**What you are asked to do**
Copy out every line exactly, passing over the pictures.

**Provided information**
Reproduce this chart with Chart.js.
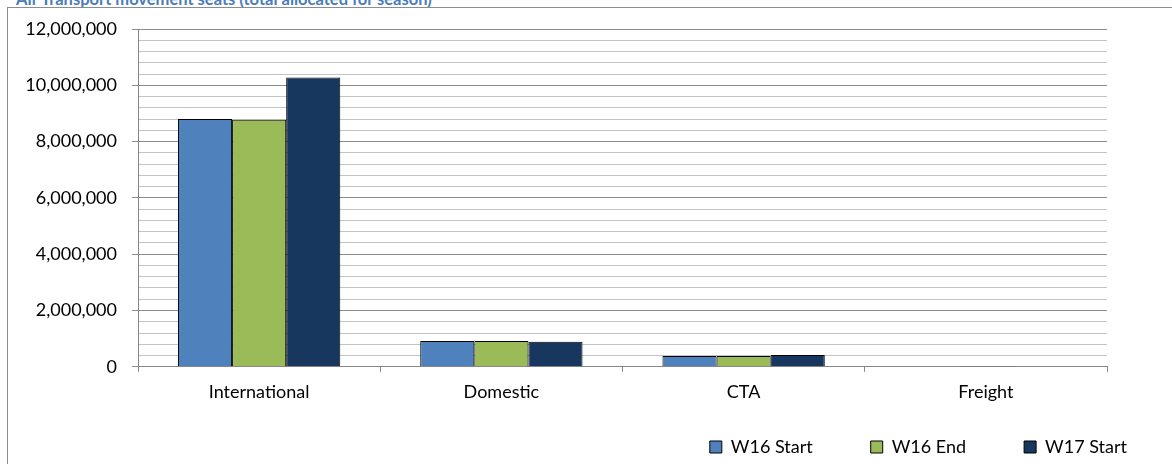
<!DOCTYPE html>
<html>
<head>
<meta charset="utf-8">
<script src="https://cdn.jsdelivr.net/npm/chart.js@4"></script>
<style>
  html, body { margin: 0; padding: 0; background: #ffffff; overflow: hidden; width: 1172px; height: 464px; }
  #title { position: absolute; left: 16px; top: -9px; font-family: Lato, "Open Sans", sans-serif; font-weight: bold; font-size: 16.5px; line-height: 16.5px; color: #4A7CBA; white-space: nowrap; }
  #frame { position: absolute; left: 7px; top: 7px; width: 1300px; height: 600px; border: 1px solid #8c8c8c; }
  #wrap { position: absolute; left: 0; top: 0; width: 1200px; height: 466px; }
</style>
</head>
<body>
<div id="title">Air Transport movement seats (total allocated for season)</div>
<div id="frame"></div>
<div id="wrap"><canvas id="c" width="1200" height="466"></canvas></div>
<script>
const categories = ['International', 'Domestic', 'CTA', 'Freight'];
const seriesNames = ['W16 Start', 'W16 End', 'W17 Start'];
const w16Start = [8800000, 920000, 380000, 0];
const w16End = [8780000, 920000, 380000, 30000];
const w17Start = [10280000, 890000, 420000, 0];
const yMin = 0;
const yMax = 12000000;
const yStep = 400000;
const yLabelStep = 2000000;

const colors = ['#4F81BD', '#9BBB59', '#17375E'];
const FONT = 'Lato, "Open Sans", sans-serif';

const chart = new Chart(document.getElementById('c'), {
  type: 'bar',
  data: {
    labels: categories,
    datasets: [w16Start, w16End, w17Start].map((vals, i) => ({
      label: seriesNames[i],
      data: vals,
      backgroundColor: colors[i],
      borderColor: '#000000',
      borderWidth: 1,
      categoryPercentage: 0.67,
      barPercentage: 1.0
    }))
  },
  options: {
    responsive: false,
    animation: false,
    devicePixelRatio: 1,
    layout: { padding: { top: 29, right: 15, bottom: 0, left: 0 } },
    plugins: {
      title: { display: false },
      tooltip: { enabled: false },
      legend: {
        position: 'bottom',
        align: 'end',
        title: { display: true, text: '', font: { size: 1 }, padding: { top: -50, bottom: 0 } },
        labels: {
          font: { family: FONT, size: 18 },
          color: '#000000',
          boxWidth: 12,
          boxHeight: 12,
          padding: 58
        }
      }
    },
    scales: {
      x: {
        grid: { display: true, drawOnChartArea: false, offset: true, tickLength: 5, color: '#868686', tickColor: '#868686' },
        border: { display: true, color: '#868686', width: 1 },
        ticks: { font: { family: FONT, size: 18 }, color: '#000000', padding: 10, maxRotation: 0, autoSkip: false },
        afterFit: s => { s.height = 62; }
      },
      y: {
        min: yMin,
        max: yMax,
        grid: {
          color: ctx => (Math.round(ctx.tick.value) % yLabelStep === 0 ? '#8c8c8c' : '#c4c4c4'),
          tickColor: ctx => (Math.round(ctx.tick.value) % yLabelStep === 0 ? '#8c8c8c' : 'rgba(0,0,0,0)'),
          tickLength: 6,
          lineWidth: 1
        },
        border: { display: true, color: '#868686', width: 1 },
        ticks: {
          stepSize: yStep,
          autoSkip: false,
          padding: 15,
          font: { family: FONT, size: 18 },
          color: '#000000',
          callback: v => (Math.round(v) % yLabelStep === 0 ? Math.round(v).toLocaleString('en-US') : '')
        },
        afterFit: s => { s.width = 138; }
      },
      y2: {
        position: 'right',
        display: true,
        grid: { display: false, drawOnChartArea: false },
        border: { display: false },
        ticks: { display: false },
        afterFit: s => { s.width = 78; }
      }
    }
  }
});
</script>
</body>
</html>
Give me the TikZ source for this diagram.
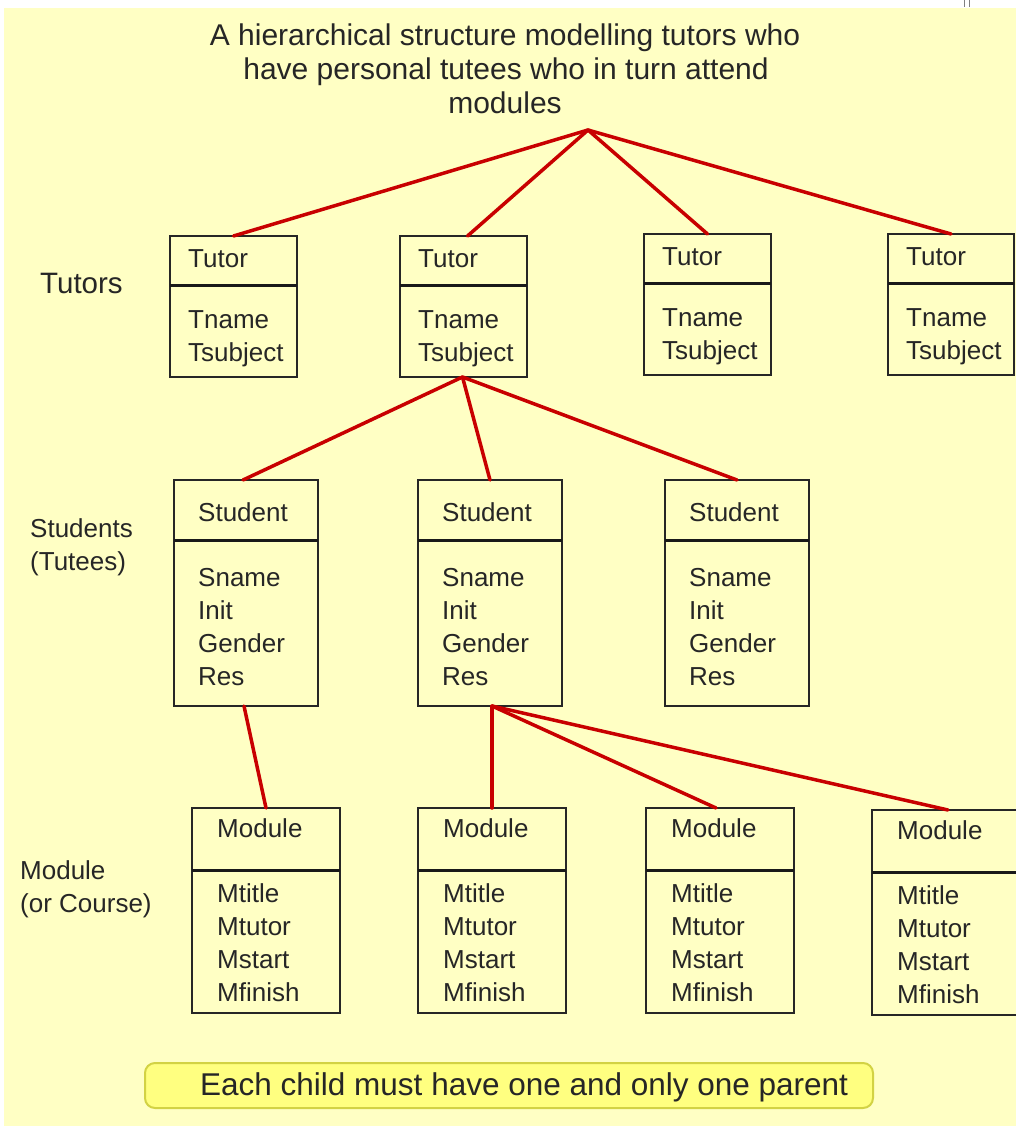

**Output for this task**
Reproduce this chart with Chart.js.
<!DOCTYPE html>
<html>
<head>
<meta charset="utf-8">
<script src="https://cdn.jsdelivr.net/npm/chart.js@4"></script>
<style>
  html, body { margin: 0; padding: 0; background: #ffffff; overflow: hidden; width: 1172px; height: 464px; }
  #title { position: absolute; left: 16px; top: -9px; font-family: Lato, "Open Sans", sans-serif; font-weight: bold; font-size: 16.5px; line-height: 16.5px; color: #4A7CBA; white-space: nowrap; }
  #frame { position: absolute; left: 7px; top: 7px; width: 1300px; height: 600px; border: 1px solid #8c8c8c; }
  #wrap { position: absolute; left: 0; top: 0; width: 1200px; height: 466px; }
</style>
</head>
<body>
<div id="title">Air Transport movement seats (total allocated for season)</div>
<div id="frame"></div>
<div id="wrap"><canvas id="c" width="1200" height="466"></canvas></div>
<script>
const categories = ['International', 'Domestic', 'CTA', 'Freight'];
const seriesNames = ['W16 Start', 'W16 End', 'W17 Start'];
const w16Start = [8800000, 920000, 380000, 0];
const w16End = [8780000, 920000, 380000, 30000];
const w17Start = [10280000, 890000, 420000, 0];
const yMin = 0;
const yMax = 12000000;
const yStep = 400000;
const yLabelStep = 2000000;

const colors = ['#4F81BD', '#9BBB59', '#17375E'];
const FONT = 'Lato, "Open Sans", sans-serif';

const chart = new Chart(document.getElementById('c'), {
  type: 'bar',
  data: {
    labels: categories,
    datasets: [w16Start, w16End, w17Start].map((vals, i) => ({
      label: seriesNames[i],
      data: vals,
      backgroundColor: colors[i],
      borderColor: '#000000',
      borderWidth: 1,
      categoryPercentage: 0.67,
      barPercentage: 1.0
    }))
  },
  options: {
    responsive: false,
    animation: false,
    devicePixelRatio: 1,
    layout: { padding: { top: 29, right: 15, bottom: 0, left: 0 } },
    plugins: {
      title: { display: false },
      tooltip: { enabled: false },
      legend: {
        position: 'bottom',
        align: 'end',
        title: { display: true, text: '', font: { size: 1 }, padding: { top: -50, bottom: 0 } },
        labels: {
          font: { family: FONT, size: 18 },
          color: '#000000',
          boxWidth: 12,
          boxHeight: 12,
          padding: 58
        }
      }
    },
    scales: {
      x: {
        grid: { display: true, drawOnChartArea: false, offset: true, tickLength: 5, color: '#868686', tickColor: '#868686' },
        border: { display: true, color: '#868686', width: 1 },
        ticks: { font: { family: FONT, size: 18 }, color: '#000000', padding: 10, maxRotation: 0, autoSkip: false },
        afterFit: s => { s.height = 62; }
      },
      y: {
        min: yMin,
        max: yMax,
        grid: {
          color: ctx => (Math.round(ctx.tick.value) % yLabelStep === 0 ? '#8c8c8c' : '#c4c4c4'),
          tickColor: ctx => (Math.round(ctx.tick.value) % yLabelStep === 0 ? '#8c8c8c' : 'rgba(0,0,0,0)'),
          tickLength: 6,
          lineWidth: 1
        },
        border: { display: true, color: '#868686', width: 1 },
        ticks: {
          stepSize: yStep,
          autoSkip: false,
          padding: 15,
          font: { family: FONT, size: 18 },
          color: '#000000',
          callback: v => (Math.round(v) % yLabelStep === 0 ? Math.round(v).toLocaleString('en-US') : '')
        },
        afterFit: s => { s.width = 138; }
      },
      y2: {
        position: 'right',
        display: true,
        grid: { display: false, drawOnChartArea: false },
        border: { display: false },
        ticks: { display: false },
        afterFit: s => { s.width = 78; }
      }
    }
  }
});
</script>
</body>
</html>
Give me the TikZ source for this diagram.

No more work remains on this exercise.